Required task: Restate the material word for word and leave out anything that is a picture.

Available data:

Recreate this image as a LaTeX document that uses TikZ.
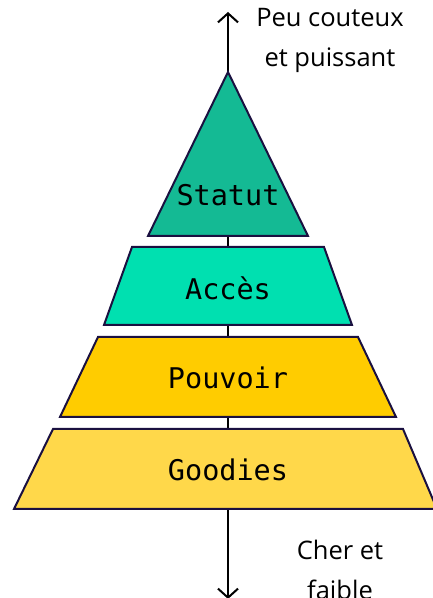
\documentclass[tikz,border=0pt]{standalone}
\usepackage{fontspec}
\setmainfont{Open Sans}
\setmonofont{DejaVu Sans Mono}
\usetikzlibrary{arrows.meta}
\definecolor{cStatut}{HTML}{14BA94}
\definecolor{cAcces}{HTML}{00E0B0}
\definecolor{cPouvoir}{HTML}{FFCC00}
\definecolor{cGoodies}{HTML}{FFD84A}
\definecolor{cEdge}{HTML}{1A1040}
\begin{document}
\begin{tikzpicture}[x=1pt,y=1pt,
  layer/.style={draw=cEdge,line width=2pt,line join=miter},
  axis/.style={line width=2pt,-{Straight Barb[length=9pt,width=20pt,line width=2pt]}},
  lbl/.style={font=\ttfamily\fontsize{28.5}{30}\selectfont,text=black,inner sep=0},
  side/.style={font=\fontsize{25.5}{40}\selectfont,align=center,inner sep=0,text=black}]
\useasboundingbox (0,0) rectangle (433,598);
\clip (0,0) rectangle (433,598);
\coordinate (top) at (228,586);
\coordinate (mid) at (228,300);
\coordinate (bot) at (228,-1);
\draw[axis] (mid) -- (top);
\draw[axis] (mid) -- (bot);
\filldraw[layer,fill=cStatut] (228,526) -- (308,362) -- (148,362) -- cycle;
\filldraw[layer,fill=cAcces] (132,351) -- (324,351) -- (352,273) -- (104,273) -- cycle;
\filldraw[layer,fill=cPouvoir] (98,261) -- (358,261) -- (396,181) -- (60,181) -- cycle;
\filldraw[layer,fill=cGoodies] (53,169) -- (403,169) -- (437,89) -- (14,89) -- cycle;
\node[lbl] (statut) at (228,403) {Statut};
\node[lbl] (acces) at (228,310) {Accès};
\node[lbl] (pouvoir) at (228,220) {Pouvoir};
\node[lbl] (goodies) at (228,128) {Goodies};
\node[side] (haut) at (330,558) {Peu couteux\\et puissant};
\node[side] (bas) at (340,28) {Cher et\\faible};
\end{tikzpicture}
\end{document}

The answer:
Recreate this image as a LaTeX document that uses TikZ.
\documentclass[tikz,border=0pt]{standalone}
\usepackage{fontspec}
\setmainfont{Open Sans}
\setmonofont{DejaVu Sans Mono}
\usetikzlibrary{arrows.meta}
\definecolor{cStatut}{HTML}{14BA94}
\definecolor{cAcces}{HTML}{00E0B0}
\definecolor{cPouvoir}{HTML}{FFCC00}
\definecolor{cGoodies}{HTML}{FFD84A}
\definecolor{cEdge}{HTML}{1A1040}
\begin{document}
\begin{tikzpicture}[x=1pt,y=1pt,
  layer/.style={draw=cEdge,line width=2pt,line join=miter},
  axis/.style={line width=2pt,-{Straight Barb[length=9pt,width=20pt,line width=2pt]}},
  lbl/.style={font=\ttfamily\fontsize{28.5}{30}\selectfont,text=black,inner sep=0},
  side/.style={font=\fontsize{25.5}{40}\selectfont,align=center,inner sep=0,text=black}]
\useasboundingbox (0,0) rectangle (433,598);
\clip (0,0) rectangle (433,598);
\coordinate (top) at (228,586);
\coordinate (mid) at (228,300);
\coordinate (bot) at (228,-1);
\draw[axis] (mid) -- (top);
\draw[axis] (mid) -- (bot);
\filldraw[layer,fill=cStatut] (228,526) -- (308,362) -- (148,362) -- cycle;
\filldraw[layer,fill=cAcces] (132,351) -- (324,351) -- (352,273) -- (104,273) -- cycle;
\filldraw[layer,fill=cPouvoir] (98,261) -- (358,261) -- (396,181) -- (60,181) -- cycle;
\filldraw[layer,fill=cGoodies] (53,169) -- (403,169) -- (437,89) -- (14,89) -- cycle;
\node[lbl] (statut) at (228,403) {Statut};
\node[lbl] (acces) at (228,310) {Accès};
\node[lbl] (pouvoir) at (228,220) {Pouvoir};
\node[lbl] (goodies) at (228,128) {Goodies};
\node[side] (haut) at (330,558) {Peu couteux\\et puissant};
\node[side] (bas) at (340,28) {Cher et\\faible};
\end{tikzpicture}
\end{document}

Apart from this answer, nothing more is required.